Wedbush Securities Is Scolded In A $3.5M FINRA Award
A Financial Industry Regulatory Authority (FINRA) arbitration panel in San Francisco has ordered Wedbush Securities Incorporated to pay one of its former brokers $3.5 million for failing to pay him several years worth of incentive based compensation that was due him pursuant to his employment contract, according to Investment News.
The Claimant in the case was Stephen Kelleher, a former municipal sales trader who joined the firm in 2007, had requested $5.7 million in damages. At the close of the evidentiary hearing that amount was reduced to $4.1 million. He asserted various causes of action including breach of contract, fraud, failure to pay amount conceded due under the Labor Code, violation of the Labor Code and unfair business practices, among others.
During the three day evidentiary hearing, various witnesses testified that Mr. Edward W. Wedbush himself routinely made the final decisions about incentive payments to senior employees or withholding them. Another Wedbush employee testified that he had gone two years without receiving any incentive based compensation that he was due. Following the hearing, the panel examined all of the oral and documentary evidence and concluded that Wedbush Securities was liable to Mr. Kelleher and ordered them to pay him $3.5 million in damages. The panel also ordered Wedbush to grant Kelleher the vested option to buy 3,750 shares of Wedbush Morgan stock at a strike price of $20 per share and the vested option to buy 375 additional shares at the strike price of $26 per share. Finally, the panel ordered Wedbush to reimburse Kelleher $200 for his non-refundable portion of the filing fee, in addition to assessing them the entire $8,400 in forum fees for the arbitration.

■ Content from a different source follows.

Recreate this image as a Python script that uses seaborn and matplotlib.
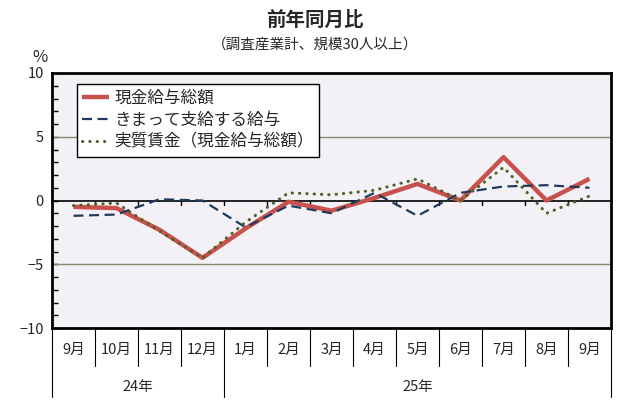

According to the arbitration award, the panel was obviously incensed by the way Wedbush had handled the situation with Mr. Kelleher and making him have to file an arbitration claim to get what was rightfully his. Recently there have been several cases similar to this where brokerage firms have attempted to withhold compensation from its own brokers and the message being sent to the Wall Street firms is that arbitrators are sick and tired of these shenanigans and ordering them to pay up. The panel concluded that "the major cause of this dispute is a poorly written and ambiguous employment contract and a corporate management structure that required personal approval from the majority shareholder of Wedbush's stock, Mr. Edward W. Wedbush, for all incentive payments to senior employees - which approval was routinely withheld." The panel went on to say that the decision and damages were the result of "Wedbush Morgan's morally reprehensible failure and refusal to compensate Mr. Kelleher in a timely fashion." (FINRA# 10-01568; Stephen Kelleher v. Wedbush Securities Incorporated f/k/a Wedbush Morgan Securities Incorporated).